BOARD CERTIFIED CONSUMER BANKRUPTCY SPECIALIST
Kwok Court Lets Alter Ego Claims Proceed
Posted by David Falvey on Wednesday, April 30th, 2025 - 76 views
Case Brief – In re Ho Wan Kwok, Adv. P. No. 24-05249 (JAM)
A Chapter 11 trustee’s sweeping alter ego case against 20+ global entities survived two motions to dismiss. Learn how the court tackled personal jurisdiction over foreign shell companies, standing under Nordlicht, and the use of federal common law to pierce corporate structures tied to an alleged multi-jurisdictional fraud. This is essential reading for litigators in bankruptcy, offshore enforcement, and asset recovery.
Facts
Luc Despins, the Chapter 11 Trustee for Ho Wan Kwok’s estate, brought a complex adversary proceeding alleging that over 20 corporate entities – both domestic and foreign – are either alter egos of the debtor or holding his assets as bare trustees.

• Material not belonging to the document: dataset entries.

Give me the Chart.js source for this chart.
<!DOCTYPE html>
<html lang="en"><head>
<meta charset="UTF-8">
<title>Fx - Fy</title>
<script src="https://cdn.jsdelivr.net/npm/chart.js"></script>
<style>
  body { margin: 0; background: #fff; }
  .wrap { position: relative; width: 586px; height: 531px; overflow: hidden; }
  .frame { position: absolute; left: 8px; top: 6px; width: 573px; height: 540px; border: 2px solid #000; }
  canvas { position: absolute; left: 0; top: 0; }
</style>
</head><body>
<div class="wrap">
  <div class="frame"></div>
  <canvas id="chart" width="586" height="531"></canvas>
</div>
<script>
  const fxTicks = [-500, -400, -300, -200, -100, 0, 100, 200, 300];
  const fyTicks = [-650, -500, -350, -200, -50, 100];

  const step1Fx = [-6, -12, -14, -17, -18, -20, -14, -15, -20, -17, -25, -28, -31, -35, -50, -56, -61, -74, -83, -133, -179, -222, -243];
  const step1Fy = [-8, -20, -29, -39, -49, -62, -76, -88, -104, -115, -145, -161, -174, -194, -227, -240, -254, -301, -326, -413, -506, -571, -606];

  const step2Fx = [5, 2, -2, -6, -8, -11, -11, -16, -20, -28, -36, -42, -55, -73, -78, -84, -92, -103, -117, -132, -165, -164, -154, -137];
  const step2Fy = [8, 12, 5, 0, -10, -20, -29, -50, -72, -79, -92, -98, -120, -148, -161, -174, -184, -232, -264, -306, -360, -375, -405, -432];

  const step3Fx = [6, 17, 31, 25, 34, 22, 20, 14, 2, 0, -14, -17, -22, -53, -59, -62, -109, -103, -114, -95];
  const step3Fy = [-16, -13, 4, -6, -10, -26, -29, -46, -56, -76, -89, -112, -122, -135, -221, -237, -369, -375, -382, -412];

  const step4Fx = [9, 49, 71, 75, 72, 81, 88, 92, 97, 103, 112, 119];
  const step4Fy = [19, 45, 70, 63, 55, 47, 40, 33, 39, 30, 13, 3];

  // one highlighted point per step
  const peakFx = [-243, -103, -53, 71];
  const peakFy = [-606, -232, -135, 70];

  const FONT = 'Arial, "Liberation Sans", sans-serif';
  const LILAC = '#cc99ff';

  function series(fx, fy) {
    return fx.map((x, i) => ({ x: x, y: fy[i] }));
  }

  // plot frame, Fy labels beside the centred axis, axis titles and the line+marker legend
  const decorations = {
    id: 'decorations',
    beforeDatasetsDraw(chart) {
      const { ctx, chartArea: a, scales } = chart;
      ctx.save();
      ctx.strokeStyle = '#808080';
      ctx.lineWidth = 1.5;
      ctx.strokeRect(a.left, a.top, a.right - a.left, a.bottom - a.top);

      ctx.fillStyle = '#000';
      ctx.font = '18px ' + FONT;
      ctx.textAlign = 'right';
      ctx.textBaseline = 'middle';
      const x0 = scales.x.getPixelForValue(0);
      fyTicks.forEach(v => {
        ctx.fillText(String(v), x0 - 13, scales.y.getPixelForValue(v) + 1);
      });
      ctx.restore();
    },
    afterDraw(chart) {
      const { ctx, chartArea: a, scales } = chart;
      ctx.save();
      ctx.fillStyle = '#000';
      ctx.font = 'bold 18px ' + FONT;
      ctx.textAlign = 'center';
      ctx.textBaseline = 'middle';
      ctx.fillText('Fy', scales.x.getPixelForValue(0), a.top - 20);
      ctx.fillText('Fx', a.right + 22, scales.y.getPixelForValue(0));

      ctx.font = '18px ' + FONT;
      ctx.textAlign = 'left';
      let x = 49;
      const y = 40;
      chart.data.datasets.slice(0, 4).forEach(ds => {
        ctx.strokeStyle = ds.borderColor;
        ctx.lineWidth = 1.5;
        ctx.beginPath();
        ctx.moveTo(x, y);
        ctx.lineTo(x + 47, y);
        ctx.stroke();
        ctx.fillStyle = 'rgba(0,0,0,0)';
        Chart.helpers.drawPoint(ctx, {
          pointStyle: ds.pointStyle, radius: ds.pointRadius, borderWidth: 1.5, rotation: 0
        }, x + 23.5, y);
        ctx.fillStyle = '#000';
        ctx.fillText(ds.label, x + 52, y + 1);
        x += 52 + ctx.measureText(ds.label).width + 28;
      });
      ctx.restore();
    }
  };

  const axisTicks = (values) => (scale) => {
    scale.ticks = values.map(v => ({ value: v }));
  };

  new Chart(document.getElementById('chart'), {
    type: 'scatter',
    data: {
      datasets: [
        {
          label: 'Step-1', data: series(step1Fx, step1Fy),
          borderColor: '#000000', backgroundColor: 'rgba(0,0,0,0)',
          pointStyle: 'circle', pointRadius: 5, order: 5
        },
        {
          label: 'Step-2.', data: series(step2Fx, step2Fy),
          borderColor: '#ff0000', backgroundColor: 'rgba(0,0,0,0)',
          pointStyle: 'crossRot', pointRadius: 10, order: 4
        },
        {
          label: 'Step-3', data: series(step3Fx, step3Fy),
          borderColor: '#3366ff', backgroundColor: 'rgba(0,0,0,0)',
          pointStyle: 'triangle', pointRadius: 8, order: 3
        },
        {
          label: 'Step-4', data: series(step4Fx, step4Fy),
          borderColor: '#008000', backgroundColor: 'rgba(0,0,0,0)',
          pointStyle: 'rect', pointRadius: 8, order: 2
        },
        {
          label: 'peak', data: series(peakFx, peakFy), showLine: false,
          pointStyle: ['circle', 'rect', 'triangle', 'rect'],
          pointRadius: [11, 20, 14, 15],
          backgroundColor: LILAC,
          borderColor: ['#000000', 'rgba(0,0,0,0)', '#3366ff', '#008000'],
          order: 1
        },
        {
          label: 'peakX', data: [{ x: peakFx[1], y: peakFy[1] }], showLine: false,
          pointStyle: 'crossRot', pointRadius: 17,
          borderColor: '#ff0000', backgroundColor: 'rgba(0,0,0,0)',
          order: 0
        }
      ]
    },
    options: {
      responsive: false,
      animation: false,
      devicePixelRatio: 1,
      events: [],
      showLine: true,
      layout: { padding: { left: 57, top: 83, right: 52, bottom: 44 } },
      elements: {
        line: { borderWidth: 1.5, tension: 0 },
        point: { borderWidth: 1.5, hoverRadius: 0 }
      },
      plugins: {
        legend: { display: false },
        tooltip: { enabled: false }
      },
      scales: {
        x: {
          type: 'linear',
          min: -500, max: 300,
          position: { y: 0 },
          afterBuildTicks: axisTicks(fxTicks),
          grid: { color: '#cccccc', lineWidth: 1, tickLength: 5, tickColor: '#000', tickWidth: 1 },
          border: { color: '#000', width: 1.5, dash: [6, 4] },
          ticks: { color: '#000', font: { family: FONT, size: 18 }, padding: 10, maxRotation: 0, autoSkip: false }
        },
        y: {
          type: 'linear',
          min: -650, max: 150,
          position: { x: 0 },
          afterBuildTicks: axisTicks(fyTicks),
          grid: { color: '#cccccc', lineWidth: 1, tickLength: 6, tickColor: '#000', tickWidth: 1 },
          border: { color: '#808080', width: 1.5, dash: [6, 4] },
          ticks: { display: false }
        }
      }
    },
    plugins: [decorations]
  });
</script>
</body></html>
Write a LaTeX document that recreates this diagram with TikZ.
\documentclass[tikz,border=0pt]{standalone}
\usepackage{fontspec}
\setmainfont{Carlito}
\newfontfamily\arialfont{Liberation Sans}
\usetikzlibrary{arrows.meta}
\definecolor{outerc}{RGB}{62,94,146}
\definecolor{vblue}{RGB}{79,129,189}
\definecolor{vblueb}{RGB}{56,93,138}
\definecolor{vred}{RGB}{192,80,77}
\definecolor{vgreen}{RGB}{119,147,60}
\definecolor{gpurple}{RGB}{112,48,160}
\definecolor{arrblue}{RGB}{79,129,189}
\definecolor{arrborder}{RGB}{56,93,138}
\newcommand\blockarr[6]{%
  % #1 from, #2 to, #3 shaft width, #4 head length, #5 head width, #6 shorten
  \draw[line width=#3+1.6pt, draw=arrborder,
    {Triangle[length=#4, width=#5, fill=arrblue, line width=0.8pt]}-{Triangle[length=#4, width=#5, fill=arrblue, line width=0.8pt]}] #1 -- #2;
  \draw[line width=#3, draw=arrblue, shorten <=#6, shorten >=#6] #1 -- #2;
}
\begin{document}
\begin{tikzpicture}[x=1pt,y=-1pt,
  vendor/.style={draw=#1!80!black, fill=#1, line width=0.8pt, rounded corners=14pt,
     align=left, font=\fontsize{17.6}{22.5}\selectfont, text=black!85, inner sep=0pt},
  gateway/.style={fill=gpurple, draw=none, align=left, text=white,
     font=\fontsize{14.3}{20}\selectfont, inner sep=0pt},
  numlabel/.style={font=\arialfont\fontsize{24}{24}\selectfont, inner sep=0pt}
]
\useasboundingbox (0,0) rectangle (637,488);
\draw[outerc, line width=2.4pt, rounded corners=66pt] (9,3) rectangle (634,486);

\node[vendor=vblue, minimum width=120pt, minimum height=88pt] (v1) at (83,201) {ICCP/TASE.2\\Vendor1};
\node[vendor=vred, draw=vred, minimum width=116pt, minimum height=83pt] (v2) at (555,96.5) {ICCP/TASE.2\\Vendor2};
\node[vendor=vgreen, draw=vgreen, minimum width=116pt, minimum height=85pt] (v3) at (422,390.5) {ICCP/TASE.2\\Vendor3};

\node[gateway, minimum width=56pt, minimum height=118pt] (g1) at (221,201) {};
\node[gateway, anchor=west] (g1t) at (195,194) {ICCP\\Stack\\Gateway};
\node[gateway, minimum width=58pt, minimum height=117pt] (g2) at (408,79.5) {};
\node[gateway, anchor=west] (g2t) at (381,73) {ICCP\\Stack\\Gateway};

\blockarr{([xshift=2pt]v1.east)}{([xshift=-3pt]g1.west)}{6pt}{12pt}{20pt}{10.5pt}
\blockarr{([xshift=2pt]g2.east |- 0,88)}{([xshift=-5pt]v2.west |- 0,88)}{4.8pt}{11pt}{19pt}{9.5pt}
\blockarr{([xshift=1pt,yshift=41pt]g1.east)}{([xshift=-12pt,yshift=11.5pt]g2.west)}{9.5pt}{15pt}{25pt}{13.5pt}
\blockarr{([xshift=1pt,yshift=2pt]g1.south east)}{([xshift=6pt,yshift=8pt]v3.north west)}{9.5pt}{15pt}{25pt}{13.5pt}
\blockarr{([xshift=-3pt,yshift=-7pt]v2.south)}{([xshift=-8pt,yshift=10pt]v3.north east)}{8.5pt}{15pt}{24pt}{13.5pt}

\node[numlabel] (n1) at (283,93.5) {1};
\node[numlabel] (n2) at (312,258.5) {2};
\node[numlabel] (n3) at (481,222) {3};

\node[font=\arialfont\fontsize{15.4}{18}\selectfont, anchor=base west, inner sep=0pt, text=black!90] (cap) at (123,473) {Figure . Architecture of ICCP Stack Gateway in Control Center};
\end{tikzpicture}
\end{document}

These entities were allegedly used by Kwok to hide assets from creditors through an elaborate international shell game. The Trustee seeks turnover of those assets to the estate under U.S. bankruptcy law.
The named defendants filed two joint motions to dismiss, arguing that the court lacked personal jurisdiction, the Trustee lacked standing, and the complaint failed to state valid claims under applicable law.
Issues
- Does the bankruptcy court have personal jurisdiction over foreign entities allegedly controlled by Kwok?
- Has the Trustee established legal standing to bring claims based on alter ego or beneficial ownership theories?
- Are the allegations in the amended complaint sufficient to survive a motion to dismiss under Rule 12(b)(6)?
Decision
The court denied both motions to dismiss. It held that it had jurisdiction over the foreign entities under the alter ego theory, found the Trustee had standing to bring these claims on behalf of creditors, and ruled that the complaint met the federal pleading standards to proceed.
Reasoning
The court found that it had subject matter and personal jurisdiction under federal bankruptcy law and that proper service was made according to British Virgin Islands (BVI) law. It ruled that personal jurisdiction could be asserted over the foreign entities if the Trustee plausibly alleged they were alter-egos of the debtor—a standard the court found was met using both federal common law and foreign law considerations.
For standing, the court relied on In re Nordlicht to find that the Trustee’s alter ego and beneficial ownership claims were general claims on behalf of all creditors, not particularized claims. Therefore, the Trustee had standing to pursue them, and the Wagoner rule (in pari delicto) did not apply.
Finally, on the sufficiency of the complaint, the court held that the Trustee’s detailed allegations—spanning over 100 pages—plausibly alleged unity of interest, domination, misuse of corporate form, and unjust outcomes. The Trustee’s claims under California and Delaware alter ego law, as well as English trust law for beneficial ownership, were all well-supported by factual assertions, not merely conclusory statements.
Quite interesting. As a litigator focused on cross-border asset recovery, I find the court’s willingness to assert personal jurisdiction over foreign entities under an alter ego theory particularly noteworthy. It reinforces how U.S. bankruptcy courts are prepared to take a pragmatic view when confronted with intricate offshore structures that appear to serve no genuine business purpose. The court’s reliance on federal common law, combined with BVI service compliance, offers a roadmap for trustees facing similar evasive asset protection strategies.
You’re absolutely right. The court’s detailed handling of jurisdiction, especially the recognition of alter ego arguments across international lines, could set persuasive precedent. It’s a strong signal to debtors relying on complex entity layering that such tactics won’t insulate them from accountability in U.S. proceedings.
The court’s approach to standing under In re Nordlicht deserves more attention. Clarifying that these are general estate claims, and not subject to Wagoner, gives trustees broader room to act. It’s encouraging to see the court navigate both domestic and foreign legal frameworks with this level of precision.